═════ Exercise material
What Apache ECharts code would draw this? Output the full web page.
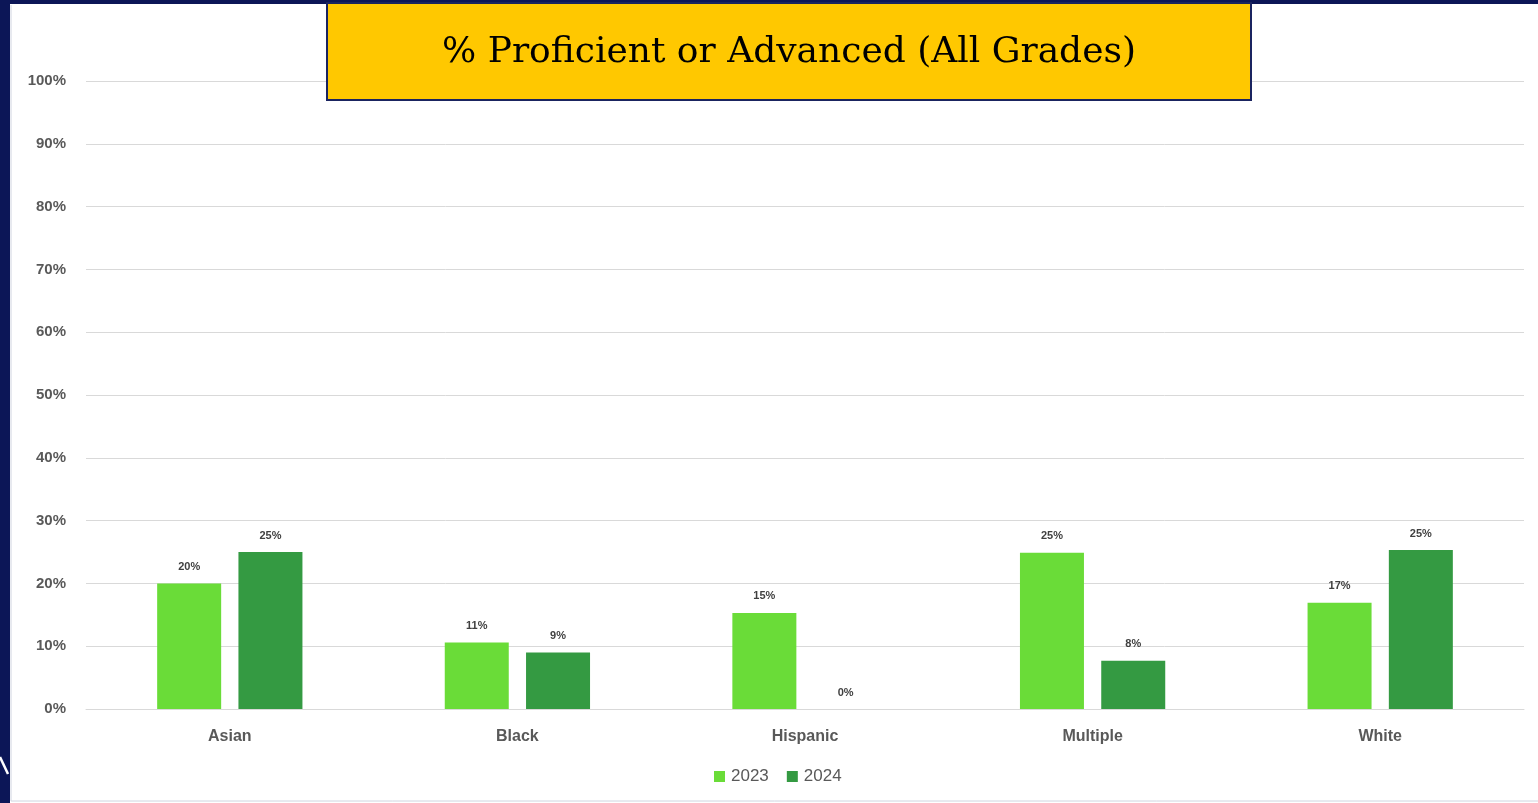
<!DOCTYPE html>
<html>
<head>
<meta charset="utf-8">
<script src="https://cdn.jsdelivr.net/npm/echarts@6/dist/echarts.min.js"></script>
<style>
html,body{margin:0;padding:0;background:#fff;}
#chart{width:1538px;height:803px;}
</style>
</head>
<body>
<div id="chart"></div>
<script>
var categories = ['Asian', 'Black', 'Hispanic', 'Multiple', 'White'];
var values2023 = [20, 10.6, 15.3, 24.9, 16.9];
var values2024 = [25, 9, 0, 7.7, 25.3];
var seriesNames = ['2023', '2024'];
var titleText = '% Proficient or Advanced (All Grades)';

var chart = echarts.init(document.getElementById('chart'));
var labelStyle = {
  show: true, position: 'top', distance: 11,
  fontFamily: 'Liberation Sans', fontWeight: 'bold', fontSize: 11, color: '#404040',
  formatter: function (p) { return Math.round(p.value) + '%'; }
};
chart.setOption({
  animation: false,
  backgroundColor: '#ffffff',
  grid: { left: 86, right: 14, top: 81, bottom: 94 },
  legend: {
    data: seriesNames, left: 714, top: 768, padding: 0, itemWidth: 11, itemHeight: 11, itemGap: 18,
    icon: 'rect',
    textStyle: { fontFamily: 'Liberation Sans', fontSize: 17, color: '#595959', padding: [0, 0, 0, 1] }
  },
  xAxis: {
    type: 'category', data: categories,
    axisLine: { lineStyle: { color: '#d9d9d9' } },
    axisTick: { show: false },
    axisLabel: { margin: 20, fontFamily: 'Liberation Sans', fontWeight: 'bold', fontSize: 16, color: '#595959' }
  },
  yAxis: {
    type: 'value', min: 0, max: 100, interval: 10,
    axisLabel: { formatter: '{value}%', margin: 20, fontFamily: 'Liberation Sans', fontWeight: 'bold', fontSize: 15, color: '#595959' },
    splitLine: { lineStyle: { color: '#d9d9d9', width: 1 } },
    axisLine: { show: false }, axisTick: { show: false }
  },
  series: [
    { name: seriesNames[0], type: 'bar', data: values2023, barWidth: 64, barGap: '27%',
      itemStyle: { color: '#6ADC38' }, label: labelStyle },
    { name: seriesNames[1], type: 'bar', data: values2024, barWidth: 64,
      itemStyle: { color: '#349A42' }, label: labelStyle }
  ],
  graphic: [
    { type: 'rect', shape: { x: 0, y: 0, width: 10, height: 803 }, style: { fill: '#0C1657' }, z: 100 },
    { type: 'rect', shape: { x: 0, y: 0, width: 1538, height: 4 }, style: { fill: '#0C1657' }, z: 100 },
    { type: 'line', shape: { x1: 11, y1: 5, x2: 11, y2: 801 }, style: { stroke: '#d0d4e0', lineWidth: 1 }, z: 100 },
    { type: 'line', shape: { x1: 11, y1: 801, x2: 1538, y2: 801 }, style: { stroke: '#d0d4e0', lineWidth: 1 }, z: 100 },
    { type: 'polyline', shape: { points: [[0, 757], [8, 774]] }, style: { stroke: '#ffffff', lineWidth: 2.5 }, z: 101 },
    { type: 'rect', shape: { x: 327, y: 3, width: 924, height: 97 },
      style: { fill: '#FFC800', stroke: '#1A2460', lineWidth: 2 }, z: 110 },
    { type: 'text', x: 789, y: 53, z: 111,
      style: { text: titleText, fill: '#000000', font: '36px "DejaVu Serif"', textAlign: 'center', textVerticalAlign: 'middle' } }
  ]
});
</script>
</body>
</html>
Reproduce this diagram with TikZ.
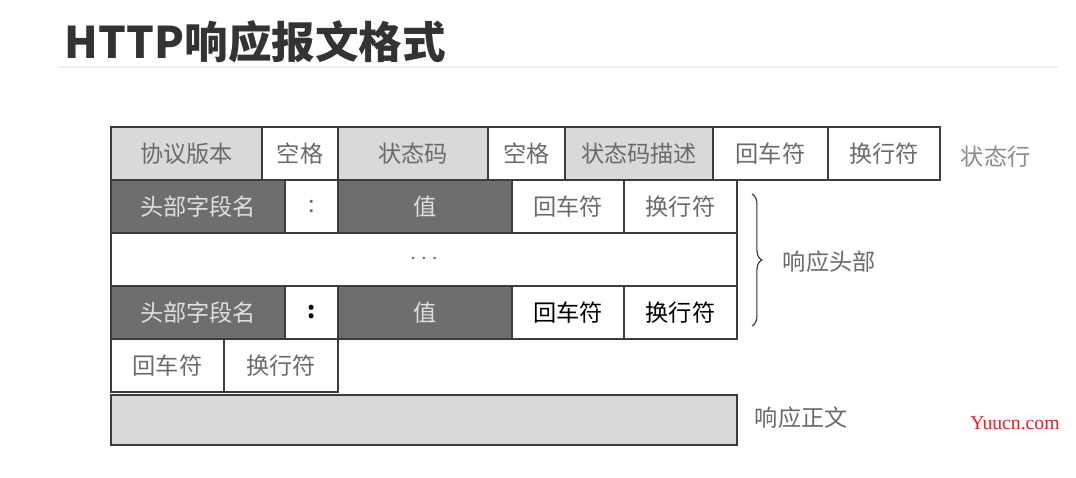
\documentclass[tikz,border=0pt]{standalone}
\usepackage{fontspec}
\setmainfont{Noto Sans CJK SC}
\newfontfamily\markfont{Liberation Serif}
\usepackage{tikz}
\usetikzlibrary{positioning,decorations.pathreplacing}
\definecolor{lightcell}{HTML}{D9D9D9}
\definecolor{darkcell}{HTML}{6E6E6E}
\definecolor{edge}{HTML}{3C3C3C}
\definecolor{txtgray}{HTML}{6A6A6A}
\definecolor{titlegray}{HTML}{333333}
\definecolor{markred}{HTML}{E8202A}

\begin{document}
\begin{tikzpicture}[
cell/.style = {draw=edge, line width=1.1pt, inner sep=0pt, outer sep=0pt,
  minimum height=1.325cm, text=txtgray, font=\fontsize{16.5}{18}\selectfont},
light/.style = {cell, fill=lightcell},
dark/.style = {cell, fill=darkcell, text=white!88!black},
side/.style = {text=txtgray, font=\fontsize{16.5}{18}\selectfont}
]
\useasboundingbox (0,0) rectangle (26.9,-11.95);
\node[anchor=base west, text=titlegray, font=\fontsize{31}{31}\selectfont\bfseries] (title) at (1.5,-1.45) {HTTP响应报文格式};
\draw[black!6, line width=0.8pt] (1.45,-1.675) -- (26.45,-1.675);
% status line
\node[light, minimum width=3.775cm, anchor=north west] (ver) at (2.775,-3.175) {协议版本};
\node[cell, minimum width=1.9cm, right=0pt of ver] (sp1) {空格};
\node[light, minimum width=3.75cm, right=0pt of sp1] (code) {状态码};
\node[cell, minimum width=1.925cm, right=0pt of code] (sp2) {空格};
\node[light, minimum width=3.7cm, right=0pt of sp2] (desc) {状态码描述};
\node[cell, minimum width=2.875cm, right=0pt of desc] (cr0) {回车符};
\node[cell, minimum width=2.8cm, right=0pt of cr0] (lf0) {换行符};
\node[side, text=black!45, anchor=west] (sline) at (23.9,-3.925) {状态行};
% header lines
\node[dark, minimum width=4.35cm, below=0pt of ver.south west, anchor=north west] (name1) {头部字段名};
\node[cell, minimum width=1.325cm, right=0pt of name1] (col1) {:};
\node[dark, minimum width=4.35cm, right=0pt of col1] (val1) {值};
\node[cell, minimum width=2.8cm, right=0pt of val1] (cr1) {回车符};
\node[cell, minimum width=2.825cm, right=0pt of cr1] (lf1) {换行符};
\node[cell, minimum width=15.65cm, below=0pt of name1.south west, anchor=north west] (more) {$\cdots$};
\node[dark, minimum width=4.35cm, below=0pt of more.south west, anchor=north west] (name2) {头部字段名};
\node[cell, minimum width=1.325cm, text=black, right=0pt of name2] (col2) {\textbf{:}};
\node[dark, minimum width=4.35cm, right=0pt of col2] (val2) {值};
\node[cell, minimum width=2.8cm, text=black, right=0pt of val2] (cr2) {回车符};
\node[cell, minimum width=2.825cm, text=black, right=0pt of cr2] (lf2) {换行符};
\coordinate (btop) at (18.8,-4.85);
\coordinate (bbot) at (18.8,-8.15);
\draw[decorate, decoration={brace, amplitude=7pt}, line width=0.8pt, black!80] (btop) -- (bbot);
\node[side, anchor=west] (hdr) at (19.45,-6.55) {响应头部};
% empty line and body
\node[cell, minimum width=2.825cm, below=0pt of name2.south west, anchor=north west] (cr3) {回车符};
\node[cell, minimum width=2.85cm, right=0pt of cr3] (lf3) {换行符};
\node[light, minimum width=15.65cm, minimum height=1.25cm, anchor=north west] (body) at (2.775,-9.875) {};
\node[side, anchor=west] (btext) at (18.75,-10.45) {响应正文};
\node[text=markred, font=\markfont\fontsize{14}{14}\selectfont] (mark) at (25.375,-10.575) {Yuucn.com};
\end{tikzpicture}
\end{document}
══════════
• Do this
Please take the lines from the beginning of the data above through the line holding "var titleText = '%" and transcribe them exactly, without any pictures.

• Correct answer
What Apache ECharts code would draw this? Output the full web page.
<!DOCTYPE html>
<html>
<head>
<meta charset="utf-8">
<script src="https://cdn.jsdelivr.net/npm/echarts@6/dist/echarts.min.js"></script>
<style>
html,body{margin:0;padding:0;background:#fff;}
#chart{width:1538px;height:803px;}
</style>
</head>
<body>
<div id="chart"></div>
<script>
var categories = ['Asian', 'Black', 'Hispanic', 'Multiple', 'White'];
var values2023 = [20, 10.6, 15.3, 24.9, 16.9];
var values2024 = [25, 9, 0, 7.7, 25.3];
var seriesNames = ['2023', '2024'];
var titleText = '% Proficient or Advanced (All Grades)';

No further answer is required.